OMFG? Not so much . . . – The Top Ten “Been There, Seen That” Teen Television Cliches (Part 2 of 2)

A couple of days ago, I came up with a list of the top ten plotline cliches featured in teen-oriented television dramas.  In the first installment of this blog entry, I posted the first five of these cliches.  That list included: (1) the Pregnancy Plotline; (2) the Death of a Peripheral Character Plotline; (3) the Student / Teacher Relationship Plotline; (4) the Cheating on a Test  / Plagiarism Plotline; and, finally, (5) the “Bad Influence” Plotline.

This installment will focus on the following popular Teen Television Cliches: (1) the Love Triangle; (2) the Summer in Europe; (3) the Love / Hate Relationship; (4) the School Ski Trip; and, of course (5) the Prom.  So, without further adieu, what do you say we take off our creative thinking caps, embrace conformity, and get started?

1) “Can’t we all just . . . have a threesome, instead?” – The Love Triangle Plotline

The Storyline:  Girl meets boy.  Boy is attractive. 

Boy is also nice and sweet, albeit a tad boring (and, sometimes, a bit of a whiny b*tch). 

Or, conversely, Boy is total douche; 

but Girl’s parents love him;

He looks “good on paper.”

and Boy is sure to make Girl a very wealthy, but very bored, housewife, some time in the not-so-distant future, if she plays her cards right.

But then . . . Other Boy magically appears.

Unlike the original Boy, Other Boy is a little dangerous . . .

Maybe he’s from the wrong side of the proverbial “tracks” . . .

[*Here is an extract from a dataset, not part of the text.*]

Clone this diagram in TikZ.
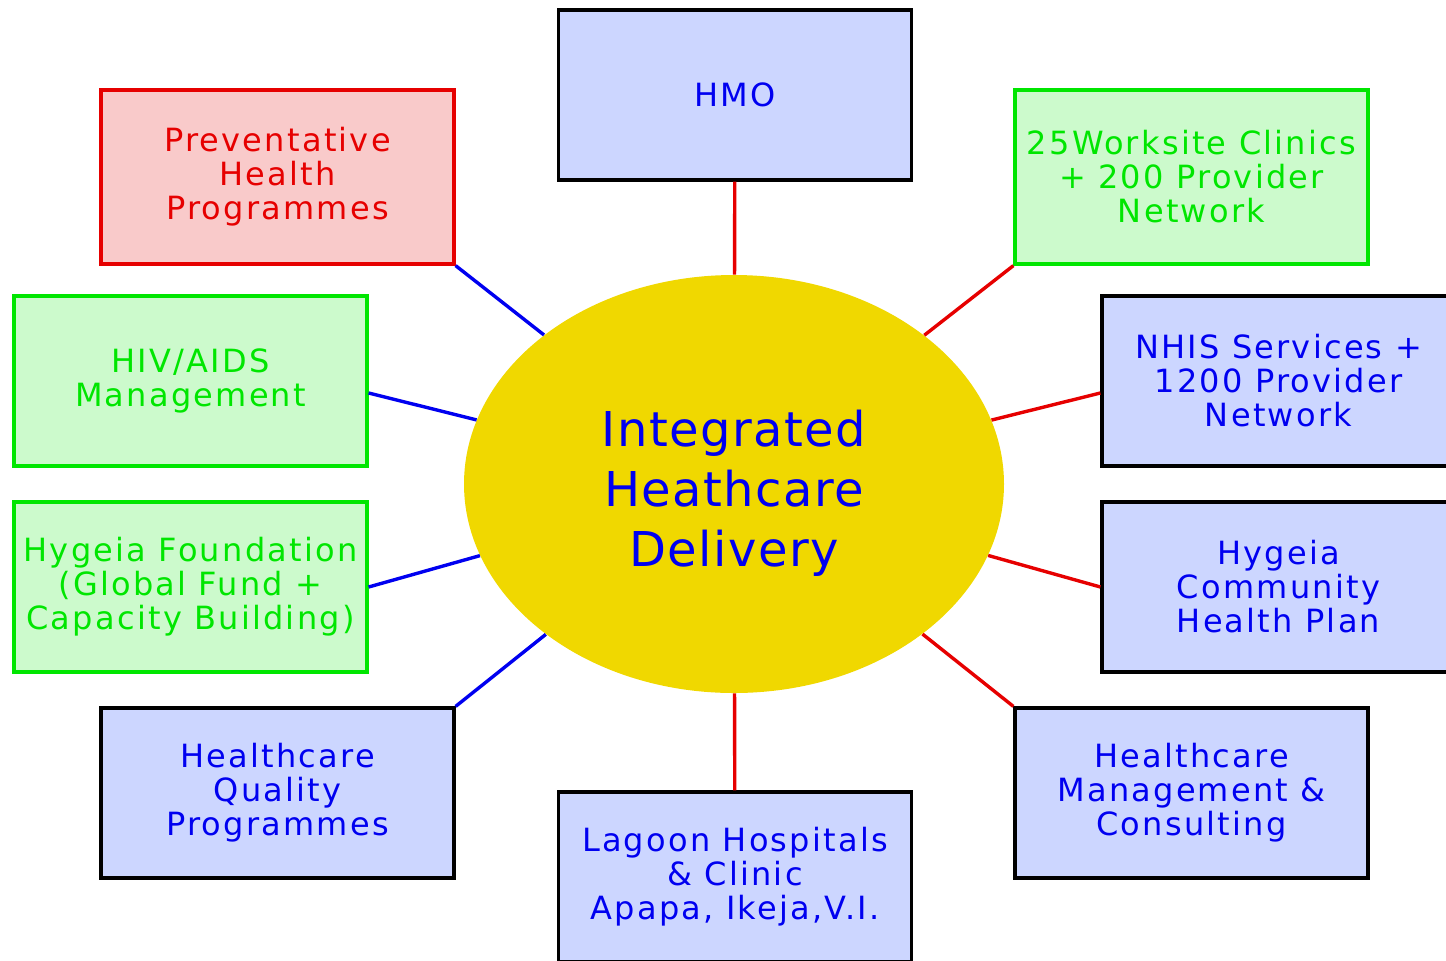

Or, perhaps he has a reputation for being a bit of male slut . . .

 . . . or a criminal.

 Or maybe he has a bit of a mean streak, so Girl isn’t sure she can really trust him.

But there is just something about the way Other Boy makes Girl feel . . .

She smiles and laughs more when she’s around him. 

(Click the internal link to watch.)

He makes her more fun!

And Other Boy continues to believe in Girl, and support her, long after everyone else has seemingly abandoned her (including the original Boy).

So, what’s a Girl to do, when she wants them both?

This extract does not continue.